Go through the data below and copy it exactly, skipping every picture.

○ ○ ○ ○ ○ ○ ○

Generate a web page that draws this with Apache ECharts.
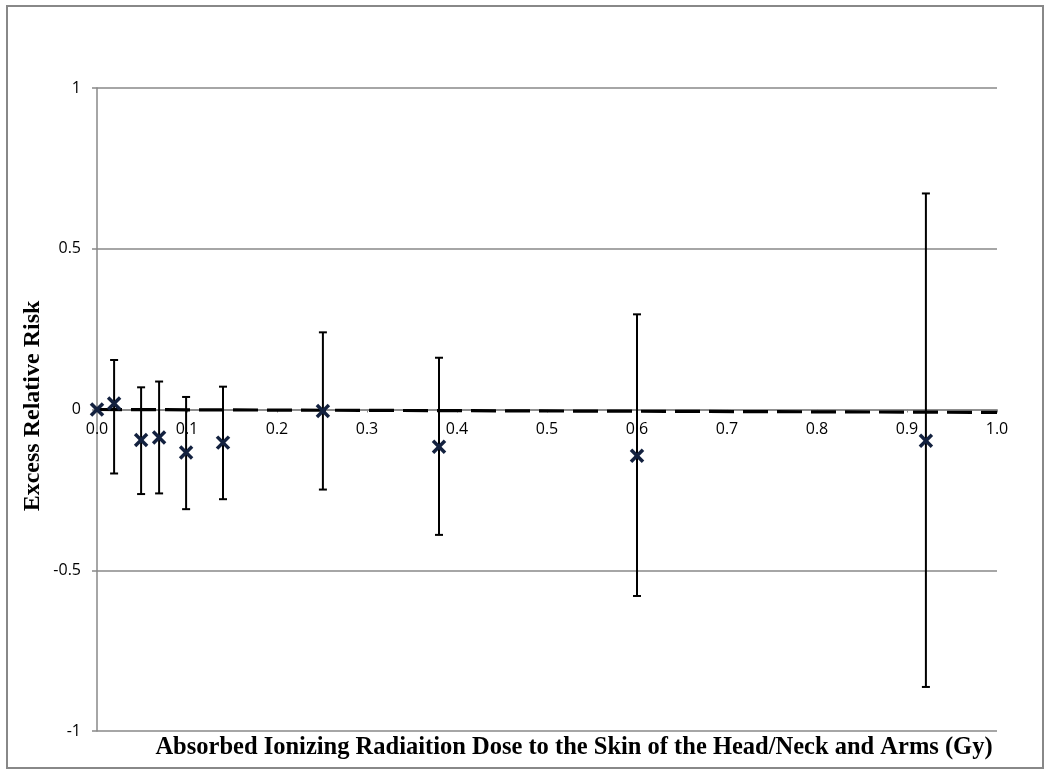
<!DOCTYPE html>
<html>
<head>
<meta charset="utf-8">
<script src="https://cdn.jsdelivr.net/npm/echarts@6/dist/echarts.min.js"></script>
<style>html,body{margin:0;padding:0;background:#fff}#c{width:1050px;height:774px}</style>
</head>
<body>
<div id="c"></div>
<script>
// Data
var doses = [0, 0.019, 0.049, 0.069, 0.099, 0.140, 0.251, 0.380, 0.600, 0.921];
var err   = [0, 0.019, -0.095, -0.087, -0.134, -0.103, -0.005, -0.116, -0.144, -0.097];
var lower = [null, -0.199, -0.263, -0.261, -0.310, -0.279, -0.249, -0.390, -0.580, -0.863];
var upper = [null, 0.154, 0.069, 0.087, 0.039, 0.071, 0.240, 0.161, 0.296, 0.672];
var trendX = [0, 1];
var trendY = [0, -0.009];
var xTitle = 'Absorbed Ionizing Radiaition Dose to the Skin of the Head/Neck and Arms (Gy)';
var yTitle = 'Excess Relative Risk';

var pts = doses.map(function (d, i) { return [d, err[i], lower[i], upper[i]]; });
var trend = trendX.map(function (x, i) { return [x, trendY[i]]; });

var gridTop = 88, gridBottom = 43, H = 774;
var plotH = H - gridTop - gridBottom;

var chart = echarts.init(document.getElementById('c'));
chart.setOption({
  animation: false,
  grid: { left: 97, right: 53, top: gridTop, bottom: gridBottom },
  xAxis: {
    type: 'value', min: 0, max: 1, interval: 0.1,
    position: 'bottom', offset: -plotH / 2,
    axisLine: { onZero: false, lineStyle: { color: '#888', width: 1.5 } },
    axisTick: { show: true, inside: false, length: 3, lineStyle: { color: '#888' } },
    axisLabel: { formatter: function (v) { return v.toFixed(1); }, color: '#000', fontSize: 16, fontFamily: 'Open Sans', margin: 12 },
    splitLine: { show: false }
  },
  yAxis: {
    type: 'value', min: -1, max: 1, interval: 0.5,
    axisLine: { show: true, lineStyle: { color: '#888', width: 1.5 } },
    axisTick: { show: true, length: 5, lineStyle: { color: '#888', width: 1.5 } },
    axisLabel: { color: '#000', fontSize: 16, fontFamily: 'Open Sans', margin: 16 },
    splitLine: { show: true, lineStyle: { color: '#888', width: 1.5 } }
  },
  graphic: [
    { type: 'rect', shape: { x: 7, y: 6, width: 1036, height: 762 }, style: { fill: 'none', stroke: '#888', lineWidth: 2 }, z: 0 },
    { type: 'text', x: 574, y: 748, style: { text: xTitle, font: 'bold 24.5px "Liberation Serif"', fill: '#000', textAlign: 'center', textVerticalAlign: 'middle' } },
    { type: 'text', x: 33, y: 406, rotation: Math.PI / 2, style: { text: yTitle, font: 'bold 24px "Liberation Serif"', fill: '#000', textAlign: 'center', textVerticalAlign: 'middle' } }
  ],
  series: [
    {
      type: 'line', data: trend, symbol: 'none', z: 3,
      lineStyle: { color: '#000', width: 3.2, type: [25, 9] }
    },
    {
      type: 'custom', z: 5,
      data: pts,
      renderItem: function (params, api) {
        var x = api.value(0), y = api.value(1), lo = api.value(2), hi = api.value(3);
        var c = api.coord([x, y]);
        var children = [];
        if (lower[params.dataIndex] !== null) {
          var top = api.coord([x, hi]), bot = api.coord([x, lo]);
          var st = { stroke: '#000', lineWidth: 2 };
          children.push({ type: 'line', shape: { x1: top[0], y1: top[1], x2: bot[0], y2: bot[1] }, style: st });
          children.push({ type: 'line', shape: { x1: top[0] - 4, y1: top[1], x2: top[0] + 4, y2: top[1] }, style: st });
          children.push({ type: 'line', shape: { x1: bot[0] - 4, y1: bot[1], x2: bot[0] + 4, y2: bot[1] }, style: st });
        }
        var m = 6, ms = { stroke: '#13213f', lineWidth: 3.5 };
        children.push({ type: 'line', shape: { x1: c[0] - m, y1: c[1] - m, x2: c[0] + m, y2: c[1] + m }, style: ms });
        children.push({ type: 'line', shape: { x1: c[0] - m, y1: c[1] + m, x2: c[0] + m, y2: c[1] - m }, style: ms });
        return { type: 'group', children: children };
      }
    }
  ]
});
</script>
</body>
</html>
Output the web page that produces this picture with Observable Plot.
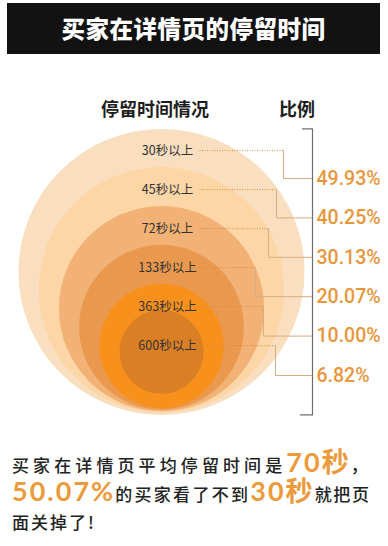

○ ○ ○ ○ ○ ○ ○

### The answer
Generate a web page that draws this with Apache ECharts.
<!DOCTYPE html>
<html>
<head>
<meta charset="utf-8">
<script src="https://cdn.jsdelivr.net/npm/echarts@6/dist/echarts.min.js"></script>
<style>html,body{margin:0;padding:0;background:#fff}#c{width:1050px;height:774px}</style>
</head>
<body>
<div id="c"></div>
<script>
// Data
var doses = [0, 0.019, 0.049, 0.069, 0.099, 0.140, 0.251, 0.380, 0.600, 0.921];
var err   = [0, 0.019, -0.095, -0.087, -0.134, -0.103, -0.005, -0.116, -0.144, -0.097];
var lower = [null, -0.199, -0.263, -0.261, -0.310, -0.279, -0.249, -0.390, -0.580, -0.863];
var upper = [null, 0.154, 0.069, 0.087, 0.039, 0.071, 0.240, 0.161, 0.296, 0.672];
var trendX = [0, 1];
var trendY = [0, -0.009];
var xTitle = 'Absorbed Ionizing Radiaition Dose to the Skin of the Head/Neck and Arms (Gy)';
var yTitle = 'Excess Relative Risk';

var pts = doses.map(function (d, i) { return [d, err[i], lower[i], upper[i]]; });
var trend = trendX.map(function (x, i) { return [x, trendY[i]]; });

var gridTop = 88, gridBottom = 43, H = 774;
var plotH = H - gridTop - gridBottom;

var chart = echarts.init(document.getElementById('c'));
chart.setOption({
  animation: false,
  grid: { left: 97, right: 53, top: gridTop, bottom: gridBottom },
  xAxis: {
    type: 'value', min: 0, max: 1, interval: 0.1,
    position: 'bottom', offset: -plotH / 2,
    axisLine: { onZero: false, lineStyle: { color: '#888', width: 1.5 } },
    axisTick: { show: true, inside: false, length: 3, lineStyle: { color: '#888' } },
    axisLabel: { formatter: function (v) { return v.toFixed(1); }, color: '#000', fontSize: 16, fontFamily: 'Open Sans', margin: 12 },
    splitLine: { show: false }
  },
  yAxis: {
    type: 'value', min: -1, max: 1, interval: 0.5,
    axisLine: { show: true, lineStyle: { color: '#888', width: 1.5 } },
    axisTick: { show: true, length: 5, lineStyle: { color: '#888', width: 1.5 } },
    axisLabel: { color: '#000', fontSize: 16, fontFamily: 'Open Sans', margin: 16 },
    splitLine: { show: true, lineStyle: { color: '#888', width: 1.5 } }
  },
  graphic: [
    { type: 'rect', shape: { x: 7, y: 6, width: 1036, height: 762 }, style: { fill: 'none', stroke: '#888', lineWidth: 2 }, z: 0 },
    { type: 'text', x: 574, y: 748, style: { text: xTitle, font: 'bold 24.5px "Liberation Serif"', fill: '#000', textAlign: 'center', textVerticalAlign: 'middle' } },
    { type: 'text', x: 33, y: 406, rotation: Math.PI / 2, style: { text: yTitle, font: 'bold 24px "Liberation Serif"', fill: '#000', textAlign: 'center', textVerticalAlign: 'middle' } }
  ],
  series: [
    {
      type: 'line', data: trend, symbol: 'none', z: 3,
      lineStyle: { color: '#000', width: 3.2, type: [25, 9] }
    },
    {
      type: 'custom', z: 5,
      data: pts,
      renderItem: function (params, api) {
        var x = api.value(0), y = api.value(1), lo = api.value(2), hi = api.value(3);
        var c = api.coord([x, y]);
        var children = [];
        if (lower[params.dataIndex] !== null) {
          var top = api.coord([x, hi]), bot = api.coord([x, lo]);
          var st = { stroke: '#000', lineWidth: 2 };
          children.push({ type: 'line', shape: { x1: top[0], y1: top[1], x2: bot[0], y2: bot[1] }, style: st });
          children.push({ type: 'line', shape: { x1: top[0] - 4, y1: top[1], x2: top[0] + 4, y2: top[1] }, style: st });
          children.push({ type: 'line', shape: { x1: bot[0] - 4, y1: bot[1], x2: bot[0] + 4, y2: bot[1] }, style: st });
        }
        var m = 6, ms = { stroke: '#13213f', lineWidth: 3.5 };
        children.push({ type: 'line', shape: { x1: c[0] - m, y1: c[1] - m, x2: c[0] + m, y2: c[1] + m }, style: ms });
        children.push({ type: 'line', shape: { x1: c[0] - m, y1: c[1] + m, x2: c[0] + m, y2: c[1] - m }, style: ms });
        return { type: 'group', children: children };
      }
    }
  ]
});
</script>
</body>
</html>
Output the web page that produces this picture with Observable Plot.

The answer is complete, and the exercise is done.